[Records excerpted from a collection]
────

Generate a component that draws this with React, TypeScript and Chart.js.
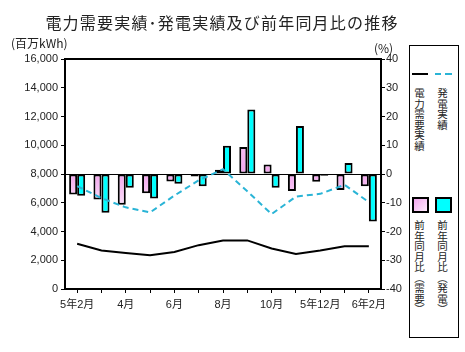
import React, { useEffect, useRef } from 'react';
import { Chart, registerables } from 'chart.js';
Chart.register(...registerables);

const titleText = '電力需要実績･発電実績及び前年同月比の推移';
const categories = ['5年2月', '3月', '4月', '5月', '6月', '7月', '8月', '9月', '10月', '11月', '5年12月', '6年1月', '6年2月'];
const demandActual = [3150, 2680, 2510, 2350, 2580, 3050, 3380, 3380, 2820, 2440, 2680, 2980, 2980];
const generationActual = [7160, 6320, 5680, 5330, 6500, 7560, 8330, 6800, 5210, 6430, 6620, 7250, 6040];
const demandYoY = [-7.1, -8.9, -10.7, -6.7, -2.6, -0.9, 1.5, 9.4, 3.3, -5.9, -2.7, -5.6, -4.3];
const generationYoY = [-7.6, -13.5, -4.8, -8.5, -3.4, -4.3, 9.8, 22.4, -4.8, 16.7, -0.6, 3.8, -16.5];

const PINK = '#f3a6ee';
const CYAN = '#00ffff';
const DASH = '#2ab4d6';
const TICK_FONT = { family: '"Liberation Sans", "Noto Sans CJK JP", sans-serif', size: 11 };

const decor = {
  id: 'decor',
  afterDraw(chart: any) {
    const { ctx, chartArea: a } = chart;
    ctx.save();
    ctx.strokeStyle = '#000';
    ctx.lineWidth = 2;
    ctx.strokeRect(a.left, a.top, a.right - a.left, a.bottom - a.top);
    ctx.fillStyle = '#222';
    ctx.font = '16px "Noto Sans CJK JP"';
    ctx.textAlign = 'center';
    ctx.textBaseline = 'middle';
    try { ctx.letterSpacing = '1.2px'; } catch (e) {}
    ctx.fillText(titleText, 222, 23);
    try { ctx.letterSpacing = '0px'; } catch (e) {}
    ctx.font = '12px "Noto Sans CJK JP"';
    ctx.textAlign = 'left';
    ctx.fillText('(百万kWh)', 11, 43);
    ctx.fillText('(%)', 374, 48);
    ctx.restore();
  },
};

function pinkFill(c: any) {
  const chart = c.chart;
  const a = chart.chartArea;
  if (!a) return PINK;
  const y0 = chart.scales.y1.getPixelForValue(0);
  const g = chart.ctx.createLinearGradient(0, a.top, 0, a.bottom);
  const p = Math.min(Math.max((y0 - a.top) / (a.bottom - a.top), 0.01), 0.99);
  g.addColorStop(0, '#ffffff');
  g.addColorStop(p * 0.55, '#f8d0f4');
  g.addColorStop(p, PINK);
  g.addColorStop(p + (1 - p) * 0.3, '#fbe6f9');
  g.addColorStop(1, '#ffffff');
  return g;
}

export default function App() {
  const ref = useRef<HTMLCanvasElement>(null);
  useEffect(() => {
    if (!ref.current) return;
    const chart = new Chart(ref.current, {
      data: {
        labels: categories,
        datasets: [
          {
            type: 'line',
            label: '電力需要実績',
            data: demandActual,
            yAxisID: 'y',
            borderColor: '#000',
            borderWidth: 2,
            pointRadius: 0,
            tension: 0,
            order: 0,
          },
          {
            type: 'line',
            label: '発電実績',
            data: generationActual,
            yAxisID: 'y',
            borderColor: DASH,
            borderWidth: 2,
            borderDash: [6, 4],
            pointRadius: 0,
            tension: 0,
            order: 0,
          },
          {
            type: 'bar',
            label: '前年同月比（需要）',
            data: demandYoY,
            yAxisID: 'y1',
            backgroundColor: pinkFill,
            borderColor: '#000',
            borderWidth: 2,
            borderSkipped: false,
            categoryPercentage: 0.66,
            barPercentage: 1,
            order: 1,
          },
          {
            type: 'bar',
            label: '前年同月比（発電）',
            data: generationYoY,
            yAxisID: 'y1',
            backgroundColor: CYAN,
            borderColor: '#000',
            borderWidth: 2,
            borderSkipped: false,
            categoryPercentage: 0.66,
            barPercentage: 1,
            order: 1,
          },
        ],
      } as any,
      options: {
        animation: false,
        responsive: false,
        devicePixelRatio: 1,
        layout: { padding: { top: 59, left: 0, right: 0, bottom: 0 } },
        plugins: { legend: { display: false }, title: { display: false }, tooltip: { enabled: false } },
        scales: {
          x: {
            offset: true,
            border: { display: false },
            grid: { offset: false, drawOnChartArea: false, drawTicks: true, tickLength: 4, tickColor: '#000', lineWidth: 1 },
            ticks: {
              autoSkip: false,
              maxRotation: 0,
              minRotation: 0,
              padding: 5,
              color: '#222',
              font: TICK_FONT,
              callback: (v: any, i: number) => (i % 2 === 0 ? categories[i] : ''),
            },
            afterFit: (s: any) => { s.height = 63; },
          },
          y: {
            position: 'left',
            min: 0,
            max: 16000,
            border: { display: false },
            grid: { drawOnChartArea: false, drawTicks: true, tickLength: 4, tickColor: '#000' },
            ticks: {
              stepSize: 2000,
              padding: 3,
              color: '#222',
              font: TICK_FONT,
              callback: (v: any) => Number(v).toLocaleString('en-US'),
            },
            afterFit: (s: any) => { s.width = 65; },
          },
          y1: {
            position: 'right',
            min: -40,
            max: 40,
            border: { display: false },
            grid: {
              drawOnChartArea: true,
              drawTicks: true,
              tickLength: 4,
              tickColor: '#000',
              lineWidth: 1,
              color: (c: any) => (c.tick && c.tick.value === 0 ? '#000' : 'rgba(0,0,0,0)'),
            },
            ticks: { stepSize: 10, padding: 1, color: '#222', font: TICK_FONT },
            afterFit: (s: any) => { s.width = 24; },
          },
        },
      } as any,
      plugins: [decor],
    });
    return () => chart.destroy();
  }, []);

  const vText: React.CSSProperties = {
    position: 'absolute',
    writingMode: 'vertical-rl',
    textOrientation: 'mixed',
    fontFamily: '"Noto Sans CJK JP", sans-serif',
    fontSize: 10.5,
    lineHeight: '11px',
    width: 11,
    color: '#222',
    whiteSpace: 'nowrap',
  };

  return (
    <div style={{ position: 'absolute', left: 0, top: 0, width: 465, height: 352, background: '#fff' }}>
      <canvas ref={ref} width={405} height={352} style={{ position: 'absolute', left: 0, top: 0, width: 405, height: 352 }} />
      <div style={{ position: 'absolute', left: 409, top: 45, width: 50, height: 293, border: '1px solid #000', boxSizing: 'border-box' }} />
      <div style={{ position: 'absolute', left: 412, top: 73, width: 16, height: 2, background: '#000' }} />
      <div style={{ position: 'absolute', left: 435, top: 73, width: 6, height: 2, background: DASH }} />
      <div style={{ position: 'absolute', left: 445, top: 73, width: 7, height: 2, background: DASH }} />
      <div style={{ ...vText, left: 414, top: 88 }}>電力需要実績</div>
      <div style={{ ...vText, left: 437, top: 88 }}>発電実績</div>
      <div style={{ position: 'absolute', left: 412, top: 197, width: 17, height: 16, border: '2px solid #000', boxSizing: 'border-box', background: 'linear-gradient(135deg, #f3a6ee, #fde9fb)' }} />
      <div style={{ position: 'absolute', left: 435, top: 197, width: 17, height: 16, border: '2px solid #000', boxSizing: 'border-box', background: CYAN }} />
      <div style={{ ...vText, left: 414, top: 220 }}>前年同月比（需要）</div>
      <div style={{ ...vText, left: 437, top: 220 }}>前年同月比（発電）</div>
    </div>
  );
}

────

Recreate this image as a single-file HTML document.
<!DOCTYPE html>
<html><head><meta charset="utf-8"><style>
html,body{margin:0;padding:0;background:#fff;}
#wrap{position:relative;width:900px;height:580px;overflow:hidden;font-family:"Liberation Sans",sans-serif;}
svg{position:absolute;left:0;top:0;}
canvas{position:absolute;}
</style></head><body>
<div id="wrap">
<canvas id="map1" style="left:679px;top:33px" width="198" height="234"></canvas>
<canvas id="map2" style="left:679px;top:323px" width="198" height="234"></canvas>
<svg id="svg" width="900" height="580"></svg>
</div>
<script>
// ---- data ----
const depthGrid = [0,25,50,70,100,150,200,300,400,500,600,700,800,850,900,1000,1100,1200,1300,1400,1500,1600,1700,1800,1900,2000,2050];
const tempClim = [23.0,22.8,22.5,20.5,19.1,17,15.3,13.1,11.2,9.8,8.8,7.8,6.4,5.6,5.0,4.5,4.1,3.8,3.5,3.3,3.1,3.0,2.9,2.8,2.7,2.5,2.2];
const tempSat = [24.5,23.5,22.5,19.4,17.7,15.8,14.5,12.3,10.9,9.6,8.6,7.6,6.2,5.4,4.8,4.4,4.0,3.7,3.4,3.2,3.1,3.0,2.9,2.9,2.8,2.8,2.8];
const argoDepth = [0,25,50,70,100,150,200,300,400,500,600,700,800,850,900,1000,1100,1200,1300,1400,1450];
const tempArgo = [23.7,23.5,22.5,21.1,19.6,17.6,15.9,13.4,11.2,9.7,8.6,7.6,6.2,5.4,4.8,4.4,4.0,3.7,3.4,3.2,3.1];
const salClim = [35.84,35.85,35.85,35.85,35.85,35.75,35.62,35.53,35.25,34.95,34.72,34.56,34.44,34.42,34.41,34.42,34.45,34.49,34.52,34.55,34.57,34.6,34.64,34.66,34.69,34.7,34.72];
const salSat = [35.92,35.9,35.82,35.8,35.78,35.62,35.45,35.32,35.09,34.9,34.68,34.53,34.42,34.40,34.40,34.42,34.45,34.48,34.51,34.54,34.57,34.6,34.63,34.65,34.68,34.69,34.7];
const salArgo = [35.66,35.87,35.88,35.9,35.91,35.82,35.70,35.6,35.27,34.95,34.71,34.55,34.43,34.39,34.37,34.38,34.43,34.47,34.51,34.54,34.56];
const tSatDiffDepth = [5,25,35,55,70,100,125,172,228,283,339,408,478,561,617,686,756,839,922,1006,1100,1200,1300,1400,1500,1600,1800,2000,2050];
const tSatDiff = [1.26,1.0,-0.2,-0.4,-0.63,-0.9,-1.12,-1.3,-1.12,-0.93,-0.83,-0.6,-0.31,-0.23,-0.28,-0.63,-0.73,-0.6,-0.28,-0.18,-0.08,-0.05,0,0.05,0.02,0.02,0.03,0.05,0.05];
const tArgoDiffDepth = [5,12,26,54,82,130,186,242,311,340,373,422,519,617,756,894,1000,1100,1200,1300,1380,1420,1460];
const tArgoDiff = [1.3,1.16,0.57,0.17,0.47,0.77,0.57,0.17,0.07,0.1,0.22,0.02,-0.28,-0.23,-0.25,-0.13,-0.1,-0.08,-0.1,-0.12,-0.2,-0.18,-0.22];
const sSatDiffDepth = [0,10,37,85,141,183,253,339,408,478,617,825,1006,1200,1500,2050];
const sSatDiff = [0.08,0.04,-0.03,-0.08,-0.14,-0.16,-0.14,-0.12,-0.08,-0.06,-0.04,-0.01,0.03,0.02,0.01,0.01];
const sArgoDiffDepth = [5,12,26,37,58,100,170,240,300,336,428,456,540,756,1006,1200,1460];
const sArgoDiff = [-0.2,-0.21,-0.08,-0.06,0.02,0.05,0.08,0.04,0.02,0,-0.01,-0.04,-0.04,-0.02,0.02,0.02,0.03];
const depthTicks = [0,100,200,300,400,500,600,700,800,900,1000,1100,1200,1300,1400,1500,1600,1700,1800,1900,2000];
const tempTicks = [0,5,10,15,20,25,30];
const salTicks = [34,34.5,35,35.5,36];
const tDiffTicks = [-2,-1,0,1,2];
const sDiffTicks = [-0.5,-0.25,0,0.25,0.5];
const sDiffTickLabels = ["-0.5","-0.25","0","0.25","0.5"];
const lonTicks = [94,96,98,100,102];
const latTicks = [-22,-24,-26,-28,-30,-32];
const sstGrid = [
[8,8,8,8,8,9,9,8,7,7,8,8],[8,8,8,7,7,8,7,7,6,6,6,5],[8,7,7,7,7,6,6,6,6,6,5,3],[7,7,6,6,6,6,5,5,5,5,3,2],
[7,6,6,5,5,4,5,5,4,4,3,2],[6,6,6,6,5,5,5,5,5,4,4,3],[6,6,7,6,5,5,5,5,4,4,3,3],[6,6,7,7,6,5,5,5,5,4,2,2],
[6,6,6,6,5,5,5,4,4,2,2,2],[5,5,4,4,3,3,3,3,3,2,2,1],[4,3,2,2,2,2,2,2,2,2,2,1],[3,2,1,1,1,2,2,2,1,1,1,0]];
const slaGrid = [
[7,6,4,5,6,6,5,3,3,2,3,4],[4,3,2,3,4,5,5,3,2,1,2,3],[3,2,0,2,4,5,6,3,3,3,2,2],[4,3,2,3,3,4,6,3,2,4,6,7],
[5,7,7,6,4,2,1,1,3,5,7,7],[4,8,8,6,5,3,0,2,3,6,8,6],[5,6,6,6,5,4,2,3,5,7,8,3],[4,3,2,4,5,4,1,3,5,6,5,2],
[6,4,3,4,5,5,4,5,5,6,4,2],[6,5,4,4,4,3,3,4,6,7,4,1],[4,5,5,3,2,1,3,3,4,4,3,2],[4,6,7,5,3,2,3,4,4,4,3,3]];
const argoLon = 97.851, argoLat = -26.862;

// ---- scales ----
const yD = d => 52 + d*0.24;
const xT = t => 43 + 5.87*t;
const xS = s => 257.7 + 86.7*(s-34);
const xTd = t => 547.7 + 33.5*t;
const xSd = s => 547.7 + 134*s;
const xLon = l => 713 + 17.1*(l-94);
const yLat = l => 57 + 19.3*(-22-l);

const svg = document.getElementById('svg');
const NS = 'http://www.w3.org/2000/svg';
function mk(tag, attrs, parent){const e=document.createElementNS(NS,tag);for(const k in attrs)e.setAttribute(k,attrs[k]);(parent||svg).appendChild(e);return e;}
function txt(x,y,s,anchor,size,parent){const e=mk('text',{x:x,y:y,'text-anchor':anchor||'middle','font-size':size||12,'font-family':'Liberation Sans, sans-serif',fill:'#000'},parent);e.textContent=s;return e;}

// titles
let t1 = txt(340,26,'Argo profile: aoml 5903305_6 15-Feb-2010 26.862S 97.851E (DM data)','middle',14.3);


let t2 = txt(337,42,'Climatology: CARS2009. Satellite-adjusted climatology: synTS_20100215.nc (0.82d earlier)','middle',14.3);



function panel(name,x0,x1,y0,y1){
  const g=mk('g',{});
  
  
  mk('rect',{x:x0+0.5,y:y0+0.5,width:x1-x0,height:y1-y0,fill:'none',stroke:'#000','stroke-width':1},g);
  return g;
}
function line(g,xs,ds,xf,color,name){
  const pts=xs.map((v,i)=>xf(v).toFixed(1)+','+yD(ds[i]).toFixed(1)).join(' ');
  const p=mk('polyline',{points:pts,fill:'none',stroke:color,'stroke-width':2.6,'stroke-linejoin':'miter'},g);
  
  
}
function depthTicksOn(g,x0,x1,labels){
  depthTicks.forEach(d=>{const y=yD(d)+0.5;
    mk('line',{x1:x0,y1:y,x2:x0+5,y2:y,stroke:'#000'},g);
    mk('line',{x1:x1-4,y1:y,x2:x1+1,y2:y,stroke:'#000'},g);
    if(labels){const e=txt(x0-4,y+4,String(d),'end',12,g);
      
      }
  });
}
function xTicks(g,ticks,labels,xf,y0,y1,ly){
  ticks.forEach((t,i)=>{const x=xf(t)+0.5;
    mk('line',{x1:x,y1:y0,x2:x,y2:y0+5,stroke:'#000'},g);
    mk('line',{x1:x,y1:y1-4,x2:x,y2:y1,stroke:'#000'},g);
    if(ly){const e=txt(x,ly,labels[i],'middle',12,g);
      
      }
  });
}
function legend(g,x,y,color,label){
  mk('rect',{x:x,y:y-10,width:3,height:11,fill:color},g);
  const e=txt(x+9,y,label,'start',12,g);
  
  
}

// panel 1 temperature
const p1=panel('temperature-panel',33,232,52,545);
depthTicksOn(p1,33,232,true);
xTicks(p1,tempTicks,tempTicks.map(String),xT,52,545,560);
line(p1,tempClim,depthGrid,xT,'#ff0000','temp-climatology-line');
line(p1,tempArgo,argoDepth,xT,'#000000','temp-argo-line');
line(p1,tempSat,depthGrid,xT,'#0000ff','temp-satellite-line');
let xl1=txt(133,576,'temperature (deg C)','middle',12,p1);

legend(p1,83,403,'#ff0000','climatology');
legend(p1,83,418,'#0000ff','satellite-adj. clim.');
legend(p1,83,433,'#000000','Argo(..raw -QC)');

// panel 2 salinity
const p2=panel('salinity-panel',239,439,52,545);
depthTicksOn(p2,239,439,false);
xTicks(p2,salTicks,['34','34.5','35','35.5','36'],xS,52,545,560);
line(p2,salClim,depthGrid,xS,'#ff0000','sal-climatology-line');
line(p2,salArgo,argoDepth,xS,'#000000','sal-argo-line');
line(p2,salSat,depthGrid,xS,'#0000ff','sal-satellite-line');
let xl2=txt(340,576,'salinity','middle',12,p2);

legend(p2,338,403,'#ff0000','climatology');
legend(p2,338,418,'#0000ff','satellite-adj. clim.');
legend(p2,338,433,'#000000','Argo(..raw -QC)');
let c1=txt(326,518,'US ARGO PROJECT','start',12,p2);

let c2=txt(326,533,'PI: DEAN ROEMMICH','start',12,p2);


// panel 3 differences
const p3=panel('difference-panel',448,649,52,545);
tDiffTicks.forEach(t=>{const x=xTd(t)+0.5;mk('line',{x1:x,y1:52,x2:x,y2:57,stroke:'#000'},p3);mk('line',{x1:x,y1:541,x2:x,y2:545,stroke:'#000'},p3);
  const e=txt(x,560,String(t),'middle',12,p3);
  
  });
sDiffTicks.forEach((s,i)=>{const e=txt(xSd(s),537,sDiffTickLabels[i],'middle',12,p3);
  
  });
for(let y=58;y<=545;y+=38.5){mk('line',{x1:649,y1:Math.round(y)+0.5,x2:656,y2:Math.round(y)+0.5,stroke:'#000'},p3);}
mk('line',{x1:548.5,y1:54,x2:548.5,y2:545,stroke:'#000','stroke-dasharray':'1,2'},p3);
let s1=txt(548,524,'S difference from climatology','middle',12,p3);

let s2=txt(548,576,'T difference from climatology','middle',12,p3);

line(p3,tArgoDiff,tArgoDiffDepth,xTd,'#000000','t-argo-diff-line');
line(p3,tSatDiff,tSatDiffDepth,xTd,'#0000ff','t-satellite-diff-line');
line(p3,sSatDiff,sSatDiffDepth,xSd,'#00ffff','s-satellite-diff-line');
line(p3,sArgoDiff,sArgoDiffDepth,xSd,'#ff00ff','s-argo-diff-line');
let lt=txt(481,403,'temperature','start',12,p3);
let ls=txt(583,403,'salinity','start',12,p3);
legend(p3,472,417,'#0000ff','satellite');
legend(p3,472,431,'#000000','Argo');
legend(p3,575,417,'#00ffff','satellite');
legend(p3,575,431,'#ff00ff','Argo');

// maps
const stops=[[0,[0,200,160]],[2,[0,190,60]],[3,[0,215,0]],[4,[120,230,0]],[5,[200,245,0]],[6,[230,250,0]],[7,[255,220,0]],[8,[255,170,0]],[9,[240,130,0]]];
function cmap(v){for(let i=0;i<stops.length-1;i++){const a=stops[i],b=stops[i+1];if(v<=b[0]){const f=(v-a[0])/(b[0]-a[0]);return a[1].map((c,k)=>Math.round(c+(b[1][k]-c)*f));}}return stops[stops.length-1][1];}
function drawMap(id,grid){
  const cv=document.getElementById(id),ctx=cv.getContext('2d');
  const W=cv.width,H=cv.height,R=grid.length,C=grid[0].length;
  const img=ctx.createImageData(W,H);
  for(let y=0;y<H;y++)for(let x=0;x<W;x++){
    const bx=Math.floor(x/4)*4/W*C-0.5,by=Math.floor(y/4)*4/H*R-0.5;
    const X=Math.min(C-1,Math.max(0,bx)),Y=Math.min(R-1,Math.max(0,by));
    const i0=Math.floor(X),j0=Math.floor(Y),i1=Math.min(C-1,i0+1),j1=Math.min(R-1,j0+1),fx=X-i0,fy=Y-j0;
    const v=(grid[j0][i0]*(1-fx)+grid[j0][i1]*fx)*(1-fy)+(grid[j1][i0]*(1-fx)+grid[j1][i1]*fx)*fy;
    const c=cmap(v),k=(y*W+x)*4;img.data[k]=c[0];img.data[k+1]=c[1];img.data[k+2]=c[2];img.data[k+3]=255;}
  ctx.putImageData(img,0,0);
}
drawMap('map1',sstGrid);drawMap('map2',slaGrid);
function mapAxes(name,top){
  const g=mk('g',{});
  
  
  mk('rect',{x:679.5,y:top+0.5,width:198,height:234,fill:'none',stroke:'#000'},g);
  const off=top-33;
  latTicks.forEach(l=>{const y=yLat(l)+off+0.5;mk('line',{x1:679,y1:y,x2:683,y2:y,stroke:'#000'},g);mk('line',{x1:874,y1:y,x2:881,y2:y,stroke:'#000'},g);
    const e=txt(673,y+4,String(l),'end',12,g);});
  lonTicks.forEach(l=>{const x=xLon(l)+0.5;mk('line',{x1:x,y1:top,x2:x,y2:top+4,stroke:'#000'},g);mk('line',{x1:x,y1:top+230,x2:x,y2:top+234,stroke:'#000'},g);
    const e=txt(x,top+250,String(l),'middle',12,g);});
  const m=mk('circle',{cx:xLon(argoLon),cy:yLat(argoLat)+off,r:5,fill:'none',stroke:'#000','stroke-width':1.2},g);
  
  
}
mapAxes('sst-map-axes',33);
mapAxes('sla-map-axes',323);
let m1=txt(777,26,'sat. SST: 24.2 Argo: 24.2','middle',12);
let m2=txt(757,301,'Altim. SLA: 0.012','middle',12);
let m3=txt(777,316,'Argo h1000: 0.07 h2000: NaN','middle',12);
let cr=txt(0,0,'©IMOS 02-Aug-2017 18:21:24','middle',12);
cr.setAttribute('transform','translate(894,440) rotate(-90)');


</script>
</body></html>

────

◆ Written request:
Leave the pictures out and print, exactly as written, every line from the one holding "Generate a component" down to the one holding "Chart.register(...registerables);", both of those included.

◆ Full answer:
Generate a component that draws this with React, TypeScript and Chart.js.
import React, { useEffect, useRef } from 'react';
import { Chart, registerables } from 'chart.js';
Chart.register(...registerables);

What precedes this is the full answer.